-- BEGIN DATASET RECORDS --

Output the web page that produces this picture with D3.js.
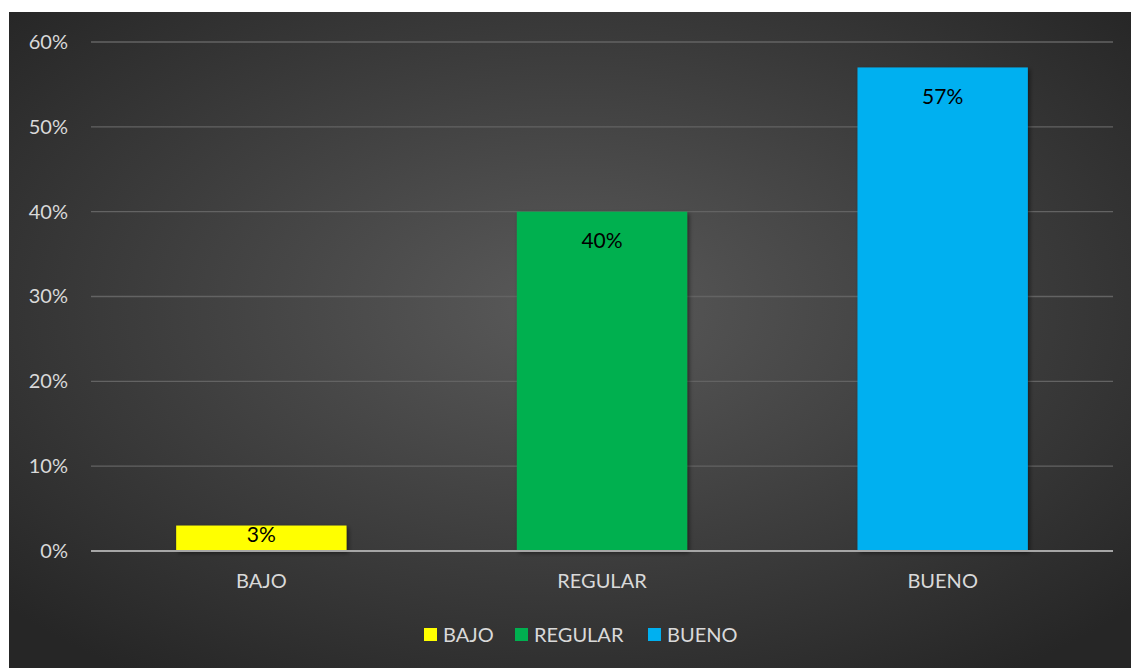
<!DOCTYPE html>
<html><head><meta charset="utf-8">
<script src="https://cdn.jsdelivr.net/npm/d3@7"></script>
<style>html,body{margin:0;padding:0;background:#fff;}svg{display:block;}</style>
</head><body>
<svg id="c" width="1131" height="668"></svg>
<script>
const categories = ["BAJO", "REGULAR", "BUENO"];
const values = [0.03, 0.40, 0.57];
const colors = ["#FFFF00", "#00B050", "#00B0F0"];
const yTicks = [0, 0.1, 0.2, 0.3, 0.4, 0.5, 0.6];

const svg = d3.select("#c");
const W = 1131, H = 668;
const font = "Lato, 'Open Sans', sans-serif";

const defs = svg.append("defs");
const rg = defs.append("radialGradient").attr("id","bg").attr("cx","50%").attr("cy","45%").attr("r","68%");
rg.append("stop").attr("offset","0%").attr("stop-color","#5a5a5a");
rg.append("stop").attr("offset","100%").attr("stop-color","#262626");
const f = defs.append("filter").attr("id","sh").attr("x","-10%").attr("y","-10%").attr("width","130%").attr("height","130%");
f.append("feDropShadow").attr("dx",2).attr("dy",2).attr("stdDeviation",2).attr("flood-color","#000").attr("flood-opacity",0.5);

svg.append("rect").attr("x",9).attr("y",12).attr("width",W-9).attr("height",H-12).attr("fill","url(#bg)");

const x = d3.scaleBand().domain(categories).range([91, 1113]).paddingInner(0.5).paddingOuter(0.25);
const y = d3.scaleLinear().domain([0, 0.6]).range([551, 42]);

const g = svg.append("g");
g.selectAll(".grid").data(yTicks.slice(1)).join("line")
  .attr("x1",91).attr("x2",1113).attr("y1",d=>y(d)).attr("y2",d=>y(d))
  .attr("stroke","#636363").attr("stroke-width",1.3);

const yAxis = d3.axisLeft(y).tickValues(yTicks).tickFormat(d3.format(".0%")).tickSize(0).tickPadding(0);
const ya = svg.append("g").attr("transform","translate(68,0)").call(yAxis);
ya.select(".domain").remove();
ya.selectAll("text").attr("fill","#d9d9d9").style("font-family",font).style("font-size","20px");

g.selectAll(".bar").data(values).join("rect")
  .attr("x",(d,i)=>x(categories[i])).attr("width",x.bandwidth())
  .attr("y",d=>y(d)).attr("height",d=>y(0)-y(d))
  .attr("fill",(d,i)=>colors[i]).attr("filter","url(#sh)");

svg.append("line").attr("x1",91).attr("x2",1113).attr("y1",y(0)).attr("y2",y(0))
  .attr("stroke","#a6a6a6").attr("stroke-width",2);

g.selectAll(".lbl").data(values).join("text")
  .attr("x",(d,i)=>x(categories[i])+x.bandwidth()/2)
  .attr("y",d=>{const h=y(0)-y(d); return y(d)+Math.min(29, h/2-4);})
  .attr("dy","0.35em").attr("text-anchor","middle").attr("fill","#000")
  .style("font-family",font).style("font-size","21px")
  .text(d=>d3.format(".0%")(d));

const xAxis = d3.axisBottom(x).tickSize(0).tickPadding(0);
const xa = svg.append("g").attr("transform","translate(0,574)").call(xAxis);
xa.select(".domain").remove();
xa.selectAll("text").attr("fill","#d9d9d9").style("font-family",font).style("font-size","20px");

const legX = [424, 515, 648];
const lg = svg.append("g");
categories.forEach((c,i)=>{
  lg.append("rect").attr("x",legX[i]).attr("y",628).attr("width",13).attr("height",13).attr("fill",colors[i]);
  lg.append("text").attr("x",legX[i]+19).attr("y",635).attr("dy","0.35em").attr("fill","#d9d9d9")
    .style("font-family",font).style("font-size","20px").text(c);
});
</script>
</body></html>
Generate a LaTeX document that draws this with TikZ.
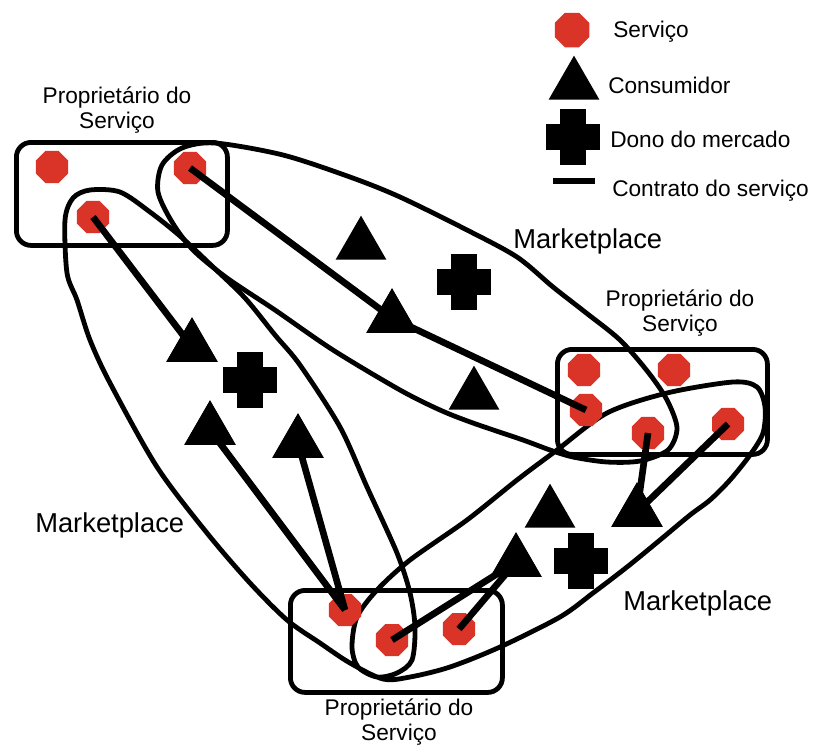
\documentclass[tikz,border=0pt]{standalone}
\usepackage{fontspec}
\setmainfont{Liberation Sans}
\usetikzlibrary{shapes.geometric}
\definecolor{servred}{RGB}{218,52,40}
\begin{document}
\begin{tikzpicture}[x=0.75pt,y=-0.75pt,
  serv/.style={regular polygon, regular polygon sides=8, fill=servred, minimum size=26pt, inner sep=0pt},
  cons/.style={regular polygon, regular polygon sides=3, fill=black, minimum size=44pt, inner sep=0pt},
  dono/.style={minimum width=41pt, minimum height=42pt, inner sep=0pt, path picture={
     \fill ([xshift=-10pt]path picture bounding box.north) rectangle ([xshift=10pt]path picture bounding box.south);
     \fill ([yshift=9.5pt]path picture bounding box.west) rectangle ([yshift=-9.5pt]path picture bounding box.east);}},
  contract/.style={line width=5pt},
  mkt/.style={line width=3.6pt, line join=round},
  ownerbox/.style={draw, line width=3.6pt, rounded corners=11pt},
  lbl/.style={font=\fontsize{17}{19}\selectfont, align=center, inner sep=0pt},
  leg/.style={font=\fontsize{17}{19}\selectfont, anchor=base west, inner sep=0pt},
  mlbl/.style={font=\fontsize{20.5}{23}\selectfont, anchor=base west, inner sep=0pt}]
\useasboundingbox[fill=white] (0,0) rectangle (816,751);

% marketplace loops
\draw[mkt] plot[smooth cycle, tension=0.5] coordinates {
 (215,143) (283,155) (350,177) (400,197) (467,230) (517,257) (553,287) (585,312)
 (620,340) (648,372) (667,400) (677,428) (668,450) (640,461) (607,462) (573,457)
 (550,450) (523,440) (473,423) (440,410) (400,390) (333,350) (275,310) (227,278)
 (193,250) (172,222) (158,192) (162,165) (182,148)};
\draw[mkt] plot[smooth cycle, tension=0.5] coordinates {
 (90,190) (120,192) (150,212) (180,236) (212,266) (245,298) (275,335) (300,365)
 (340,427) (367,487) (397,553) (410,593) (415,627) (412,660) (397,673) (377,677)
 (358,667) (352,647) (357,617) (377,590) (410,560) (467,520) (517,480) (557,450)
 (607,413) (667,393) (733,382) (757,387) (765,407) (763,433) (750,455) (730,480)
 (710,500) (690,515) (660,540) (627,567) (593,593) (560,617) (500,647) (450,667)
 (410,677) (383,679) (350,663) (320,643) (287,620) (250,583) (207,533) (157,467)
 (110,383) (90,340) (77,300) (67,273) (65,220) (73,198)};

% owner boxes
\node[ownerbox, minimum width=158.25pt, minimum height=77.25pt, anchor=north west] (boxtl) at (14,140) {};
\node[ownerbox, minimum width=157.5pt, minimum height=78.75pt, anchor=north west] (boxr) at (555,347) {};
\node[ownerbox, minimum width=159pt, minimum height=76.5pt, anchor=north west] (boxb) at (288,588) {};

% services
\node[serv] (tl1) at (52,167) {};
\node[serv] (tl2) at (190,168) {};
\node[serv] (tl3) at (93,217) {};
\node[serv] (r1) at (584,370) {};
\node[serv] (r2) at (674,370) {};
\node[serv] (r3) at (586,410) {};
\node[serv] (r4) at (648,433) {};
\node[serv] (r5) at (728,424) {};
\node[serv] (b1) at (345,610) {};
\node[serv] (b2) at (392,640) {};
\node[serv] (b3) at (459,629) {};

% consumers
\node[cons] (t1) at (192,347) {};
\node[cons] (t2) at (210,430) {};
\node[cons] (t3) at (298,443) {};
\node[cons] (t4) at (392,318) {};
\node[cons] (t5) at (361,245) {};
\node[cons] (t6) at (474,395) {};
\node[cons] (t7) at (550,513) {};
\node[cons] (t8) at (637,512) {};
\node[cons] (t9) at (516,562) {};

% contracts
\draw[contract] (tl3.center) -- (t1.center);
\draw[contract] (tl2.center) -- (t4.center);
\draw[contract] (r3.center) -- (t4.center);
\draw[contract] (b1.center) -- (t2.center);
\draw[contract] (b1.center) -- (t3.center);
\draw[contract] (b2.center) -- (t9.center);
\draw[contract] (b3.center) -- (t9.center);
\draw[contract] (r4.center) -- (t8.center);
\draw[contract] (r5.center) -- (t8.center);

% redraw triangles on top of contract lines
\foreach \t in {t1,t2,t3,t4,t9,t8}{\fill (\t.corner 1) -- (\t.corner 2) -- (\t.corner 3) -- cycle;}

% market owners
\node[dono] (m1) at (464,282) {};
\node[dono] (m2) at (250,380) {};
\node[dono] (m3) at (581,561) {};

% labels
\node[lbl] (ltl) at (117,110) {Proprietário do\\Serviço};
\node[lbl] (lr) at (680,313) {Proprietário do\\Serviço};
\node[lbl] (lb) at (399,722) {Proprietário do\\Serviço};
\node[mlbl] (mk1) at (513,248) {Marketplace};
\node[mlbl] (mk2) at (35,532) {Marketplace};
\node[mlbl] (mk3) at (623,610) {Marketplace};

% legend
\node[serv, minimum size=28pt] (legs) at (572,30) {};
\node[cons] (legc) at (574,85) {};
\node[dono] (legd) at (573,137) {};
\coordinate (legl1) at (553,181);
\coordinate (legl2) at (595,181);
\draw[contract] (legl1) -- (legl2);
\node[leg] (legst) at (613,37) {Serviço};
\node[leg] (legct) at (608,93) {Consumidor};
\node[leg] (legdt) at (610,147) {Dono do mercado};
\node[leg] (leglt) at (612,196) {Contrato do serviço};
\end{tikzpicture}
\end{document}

-- END DATASET RECORDS --

[WHAT YOU SHOULD DO] Emit the lines of the material exactly, from its first line to the line containing "const yTicks = [0, 0.1, 0.2, 0.3, 0.4, 0.5, 0.6];", inclusive; leave every picture out.

[FULL OUTPUT]
Output the web page that produces this picture with D3.js.
<!DOCTYPE html>
<html><head><meta charset="utf-8">
<script src="https://cdn.jsdelivr.net/npm/d3@7"></script>
<style>html,body{margin:0;padding:0;background:#fff;}svg{display:block;}</style>
</head><body>
<svg id="c" width="1131" height="668"></svg>
<script>
const categories = ["BAJO", "REGULAR", "BUENO"];
const values = [0.03, 0.40, 0.57];
const colors = ["#FFFF00", "#00B050", "#00B0F0"];
const yTicks = [0, 0.1, 0.2, 0.3, 0.4, 0.5, 0.6];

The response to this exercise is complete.